BRUSSELS (Reuters) - The European Commission proposed on Wednesday watered-down measures to help guard European Union banks against future crises, after two years of fruitless talks among the 28 EU states on more ambitious plans.
The new proposals were designed to win over Germany, the EU’s largest economy and the staunchest opponent of sharing banking risks among EU states, but the German banking lobby quickly dismissed them.
The proposals could also slow the European Central Bank’s plans to reduce the exposure of banks to bad loans. Shares of Italian banks rose, since they would face big losses if the EU mandated they quickly unload bad debts.
The Commission proposal would reduce the sharing of banking risks and set strict conditions that states must meet before their banks gain access to safety nets funded at the EU level.
Those changes were intended to placate Germany, whose departing finance minister, Wolfgang Schaeuble, repeatedly argued that sharing risks meant richer German banks would prop up weaker banks in other EU countries. His successor may be equally dubious.
The plan, revealed by Reuters last week, discards earlier proposals for full-fledged European insurance of savers if banks fail, leaving the burden largely with individual member states.
EU rules guarantee deposits up to 100,000 euros ($118,000), a provision meant to strengthen confidence in the region’s banks after a decade-long crisis that has seen the bailout of several top banks.
But existing national schemes to insure depositors are considered insufficient to cope with a major banking crisis. An EU backstop, funded by all banks in the bloc, is considered the best guarantee to protect savers and increase market confidence.
Under the new proposals, a European Deposit Insurance Scheme (EDIS) would intervene only after national schemes had spent all the money they had available.
In an initial phase, EDIS would lend to national insurers only enough to cover 30 percent of their losses. That would increase in stages to 90 percent in 2021.
In a second phase, EDIS would directly cover depositors’ losses, but only partly.
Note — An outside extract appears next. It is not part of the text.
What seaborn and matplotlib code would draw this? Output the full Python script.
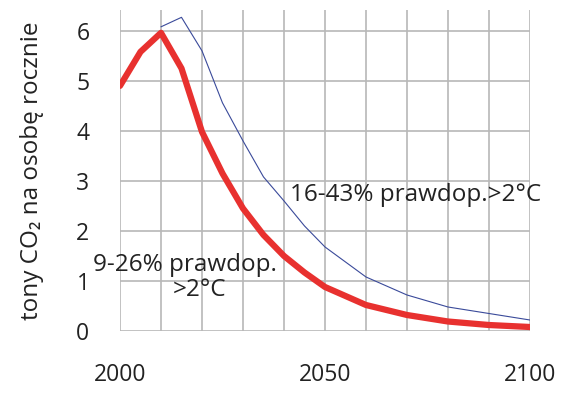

National insurance schemes would continue to bear the brunt of a banking crisis.
The beginning of the second phase would not be automatic but would depend on banks’ ability to clean up their balance sheets and dispose of bad loans.
But the German banking lobby DK said the plan was “only a marginal advance” and urged measures to clean up bank balance sheets before the first phase began.
Non-performing loans (NPLs) in EU banks are decreasing, but still amount to nearly 1 trillion euros ($1.18 trillion), mostly at lenders in southern euro zone countries.
The Commission said it would make new legislative proposals by spring to address the NPLs problem, including measures to revamp a secondary market for bad loans and to favor banks’ recovery of soured credit, such as mortgages.
It will also consider possible legislative measures on “minimum levels of provisioning which banks must make for future NPLs arising from newly originated loans.”
The Commission document did not mention stricter provisions for existing bad loans, an omission that pushed Italian banks’ stocks up, traders said.
Italy’s bank index .FTIT8300 was up 0.9 percent by 1445 GMT, outperforming a 0.3 percent decline in the pan-European banking index .SX7P after the Commission’s proposal.
Italian banks sold off over the past week after the European Central Bank disclosed plans to require lenders to set aside more money on new bad loans from next year and considered moves to reduce the existing stock of bad loans.
The Commission’s aims match the ECB plan, but a parallel process could slow things down. EU legislative proposals require the backing of EU states and parliamentarians, a process that usually takes months or years before rules enter into force.
Commission Vice President Valdis Dombrovskis told a news conference he expected the ECB to take into account opinions of other institutions and market participants before adopting any measure.
He also said that legislators and supervisors have different powers and the ECB could intervene to address risks on specific banks.
The president of the European Parliament, Antonio Tajani, urged the ECB to involve the parliament in decisions on bad loans.
Italy has criticized the ECB move, urging a more gradual reduction of bad loans to avoid creating large holes in bank balance sheets. Germany has supported the ECB move.
But an EU legislator close to German Chancellor Angela Merkel, Markus Ferber, attacked the ECB on Wednesday, saying it lacked “modesty” with its NPL plans.
“I do not want to see the ECB creating a parallel regime of capital requirements that bypasses the legislator,” he said.